Short-volatility support is meaningfully weakening. The VIX at 18.43 is elevated from compressed lows, the term structure remains in contango penalising vol sellers, and the dispersion trade is at extreme levels with an imminent unwind risk that could push the VIX higher. Vol-control funds are mechanically reducing exposure as volatility rises, and thin market liquidity amplifies the risk of forced vol-covering during a drawdown.
Margin and leverage availability presents a paradox. Record $1.3 trillion in margin debt creates the largest possible pool for forced deleveraging, while credit spreads remain historically tight and M2 growth is positive. The direction is down because the record-high leverage means any shock could trigger rapid deleveraging that would break this support factor.
Index concentration at or near 100-year highs — the top 10 holdings control roughly 40% of the S&P 500, and the Mag 7 alone represent 34.8% of the index. Just three companies drive 70% of earnings growth expectations. While the mega-cap leaders remain fundamentally strong, the concentration creates a single point of failure. Small-cap valuations at multi-decade extremes create rotation conditions, and antitrust pressure on Alphabet adds regulatory risk to the concentration thesis.

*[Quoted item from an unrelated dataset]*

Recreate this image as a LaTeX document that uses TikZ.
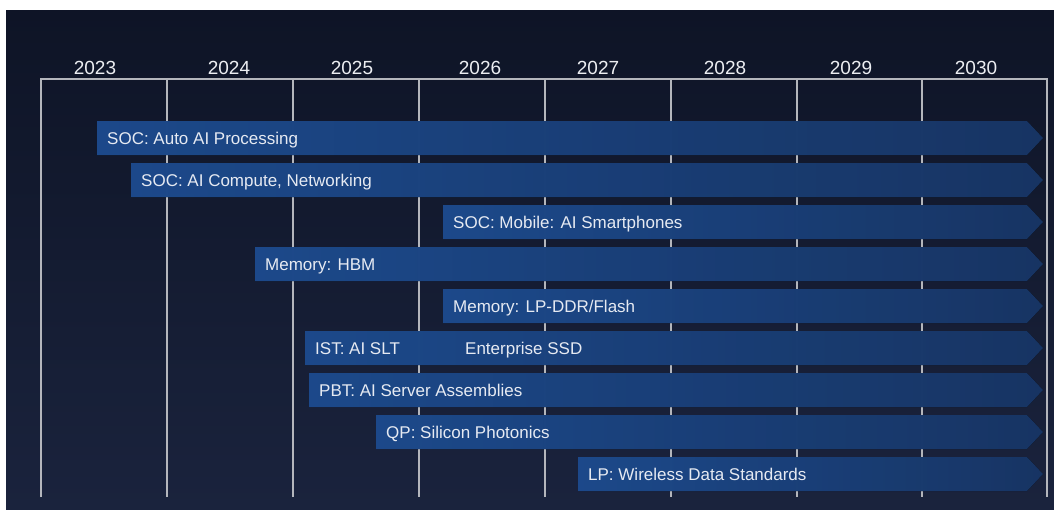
\documentclass[tikz,border=0pt]{standalone}
\usepackage{fontspec}
\setmainfont{Liberation Sans}
\usepackage{xcolor}
\usetikzlibrary{positioning}

\definecolor{bgtop}{HTML}{0E1426}
\definecolor{bgbot}{HTML}{1A233D}
\definecolor{gridline}{HTML}{B4B6BC}
\definecolor{barleft}{HTML}{1F4F96}
\definecolor{barright}{HTML}{19396C}
\definecolor{bartxt}{HTML}{E6EAF2}
\definecolor{yeartxt}{HTML}{ECEEF2}

\begin{document}
\begin{tikzpicture}[x=1pt, y=-1pt,
    year/.style={anchor=base, inner sep=0pt, font=\fontsize{19}{19}\selectfont, text=yeartxt},
    bartext/.style={anchor=base west, inner sep=0pt, font=\fontsize{17}{17}\selectfont, text=bartxt},
    barfill/.style={left color=barleft, right color=barright, opacity=0.92},
    grid/.style={draw=gridline, line width=1.4pt}
]
    \useasboundingbox (0,0) rectangle (1054,509);

    % Background
    \fill[white] (0,0) rectangle (1054,509);
    \shade[top color=bgtop, bottom color=bgbot] (6,10) rectangle (1054,509);

    % Years
    \foreach \yr/\x in {2023/95, 2024/229, 2025/352, 2026/480, 2027/598, 2028/725, 2029/851, 2030/976}
        \node[year] (y\yr) at (\x,74) {\yr};

    % Grid
    \draw[grid] (41,497) -- (41,79) -- (1047,79) -- (1047,497);
    \foreach \x in {167, 293, 419, 545, 671, 797, 922}
        \draw[grid] (\x,79) -- (\x,497);

    % Bars
    \foreach \x/\r/\nm/\txt in {97/0/auto/{SOC: Auto AI Processing},
                                131/1/compute/{SOC: AI Compute, Networking},
                                443/2/mobile/{SOC: Mobile: AI Smartphones},
                                255/3/hbm/{Memory: HBM},
                                443/4/lpddr/{Memory: LP-DDR/Flash},
                                305/5/slt/{IST: AI SLT},
                                309/6/pbt/{PBT: AI Server Assemblies},
                                376/7/qp/{QP: Silicon Photonics},
                                578/8/lp/{LP: Wireless Data Standards}} {
        \pgfmathsetmacro{\top}{121+42*\r}
        \fill[barfill] (\x,\top) -- (1027,\top) -- (1043,\top+17) -- (1027,\top+34) -- (\x,\top+34) -- cycle;
        \node[bartext] (\nm) at (\x+10,\top+23) {\txt};
    }
    \node[bartext] (ssd) at (465,121+42*5+23) {Enterprise SSD};
\end{tikzpicture}
\end{document}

Over the next 1-3 months, the most likely path is continued fragility with an asymmetric risk profile tilted to the downside. The convergences are clear: inflation is sticky, the Fed cannot ease, global liquidity is draining, and leverage is at record levels. A correction would face support from passive flows and earnings resilience, but the weakening of nearly every other mechanism means that support would be thin and potentially short-lived. The most significant risk is a coordinated unwinding across multiple factors — particularly if the VIX breaching 20 triggers vol-covering, the gamma flip level at $7,245 is breached, and Treasury yields push above 5% simultaneously.